A FEW days ago we mentioned how IP Kat, which no longer covers EPO scandals, deleted a comment about its plagiarism regarding UPC.
A German minister had to resign as big chunks of his PhD Thesis were copied......
He should have applied for a job at the EPO as a Vice-President.
"Comments do not seem to be getting through," said another comment. "Is the moderator gone to sleep or is is a deliberate policy of censorship."
Well, we already know for a fact that on numerous occasions in the past comments about UPC got deleted. So we're left only with what passed the 'Kat' filter, namely comments that say "lobbyists and politicians alike would do well to take heed of the principle outlined last month by Frans Timmermans" (First Vice-President of the European Commission). To quote:
Regardless of what any of us might think about the constitutional complaint, one hopes that the BVerfG will be left entirely to their own devices to make up their minds upon the correctness (or otherwise) of the grounds of complaint.
In this regard, lobbyists and politicians alike would do well to take heed of the principle outlined last month by Frans Timmermans (when discussing the rule of law in connection with Poland) that:
"Everybody living in the EU has the right to rely on an independent national and European judicial system and deserves courts free from any form of interference, including by politicians".

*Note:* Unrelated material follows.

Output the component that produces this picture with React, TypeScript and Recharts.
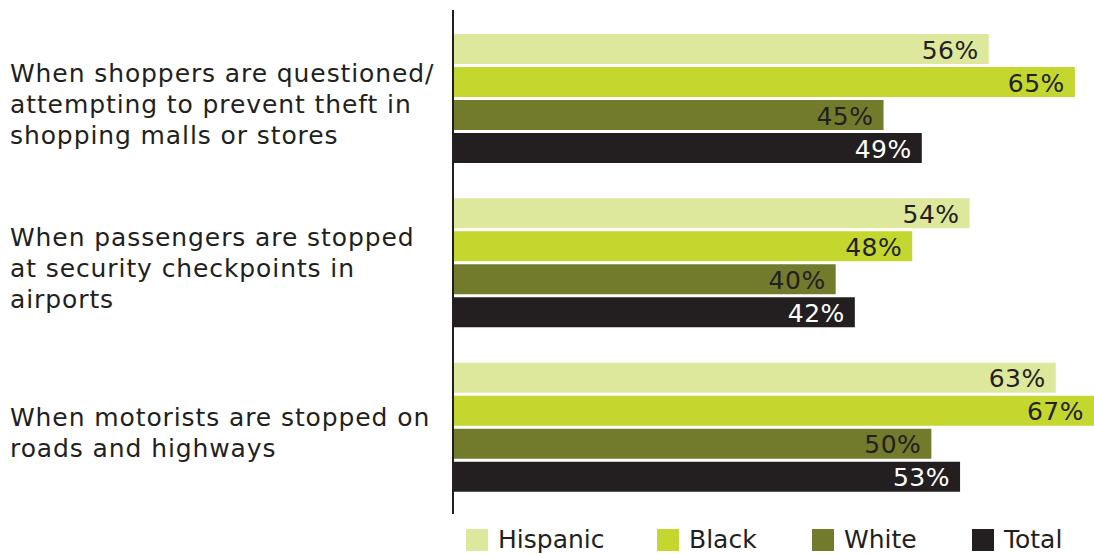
import { BarChart, Bar, XAxis, YAxis, LabelList } from 'recharts'

const categories = [
  'When shoppers are questioned/|attempting to prevent theft in|shopping malls or stores',
  'When passengers are stopped|at security checkpoints in|airports',
  'When motorists are stopped on|roads and highways',
]
const hispanic = [56, 54, 63]
const black = [65, 48, 67]
const white = [45, 40, 50]
const total = [49, 42, 53]

const seriesNames = ['Hispanic', 'Black', 'White', 'Total']
const seriesColors = ['#dde89c', '#c3d72f', '#727b2b', '#231f20']
const labelColors = ['#231f20', '#231f20', '#231f20', '#ffffff']
const legendX = [466, 657, 812, 972]

const FONT = '"DejaVu Sans", sans-serif'
const TEXT = '#231f20'

const data = categories.map((c, i) => ({
  name: c,
  Hispanic: hispanic[i],
  Black: black[i],
  White: white[i],
  Total: total[i],
}))

// eslint-disable-next-line @typescript-eslint/no-explicit-any
function CategoryTick({ y, payload }: any) {
  const lines: string[] = payload.value.split('|')
  const lh = 31
  const start = y + 6 - ((lines.length - 1) * lh) / 2
  return (
    <text x={10} y={start} fill={TEXT} fontSize={25} letterSpacing={0.9} fontFamily={FONT} textAnchor="start">
      {lines.map((l, i) => (
        <tspan key={i} x={10} y={start + i * lh} dominantBaseline="central">
          {l}
        </tspan>
      ))}
    </text>
  )
}

function makeValueLabel(color: string) {
  // eslint-disable-next-line @typescript-eslint/no-explicit-any
  return function ValueLabel({ x, y, width, height, value }: any) {
    return (
      <text
        x={x + width - 10}
        y={y + height / 2 + 1}
        fill={color}
        fontSize={25}
        letterSpacing={0.5}
        fontFamily={FONT}
        textAnchor="end"
        dominantBaseline="central"
      >
        {value}%
      </text>
    )
  }
}

export default function App() {
  return (
    <div style={{ position: 'absolute', left: 0, top: 0, width: 1094, height: 554, background: '#fff' }}>
      <BarChart
        width={1094}
        height={554}
        data={data}
        layout="vertical"
        margin={{ top: 10, right: 0, bottom: 40, left: 0 }}
        barSize={30}
        barGap={3}
      >
        <XAxis type="number" domain={[0, 67]} hide />
        <YAxis
          type="category"
          dataKey="name"
          width={453}
          tick={<CategoryTick />}
          tickLine={false}
          axisLine={{ stroke: TEXT, strokeWidth: 2 }}
          padding={{ top: 6, bottom: 5 }}
        />
        {seriesNames.map((s, i) => (
          <Bar key={s} dataKey={s} fill={seriesColors[i]} isAnimationActive={false}>
            <LabelList dataKey={s} content={makeValueLabel(labelColors[i])} />
          </Bar>
        ))}
      </BarChart>
      {seriesNames.map((s, i) => (
        <div
          key={s}
          style={{
            position: 'absolute',
            top: 529,
            left: legendX[i],
            height: 22,
            display: 'flex',
            alignItems: 'center',
            fontFamily: FONT,
            fontSize: 25,
            lineHeight: '22px',
            color: TEXT,
            whiteSpace: 'nowrap',
          }}
        >
          <div style={{ width: 22, height: 22, background: seriesColors[i], marginRight: 10 }} />
          <span>{s}</span>
        </div>
      ))}
    </div>
  )
}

They would do even better to take heed of the words of Prof. Siegfried Broß recently published in GRUR:
"To begin with it is necessary to point out that the Member States of the EPO and the EU act not only in a contradictory but in a blatantly dishonest manner when they raise serious accusations, for example, against Poland, Hungary and Turkey, because of their unlawful treatment of the judiciary, whereas on the other hand as a result of the serious defects in the drafting of legal agreements in their own house, they leave the door wide open for crude attacks on the individual rights of EPO staff members, and in the end retreat behind the "immunity" of the international organisation which they have created.
http://rsw.beck.de/cms/?site=GRUR-Int
EPLA was submitted to the CJEU, with the result we all know, Opinion 1/09.
Why has the UPC not been submitted as well beforehand?
Would it have been too dangerous for some? One can only wonder why.
We would now be clear, and we could have avoided all the innate discussions about the UK being able or not to participate in the UPC.
As far as the interest for European industry is concerned, I am rather sceptical as not much more than a third of applications at the EPO stem from EU member states. How many from European SMS?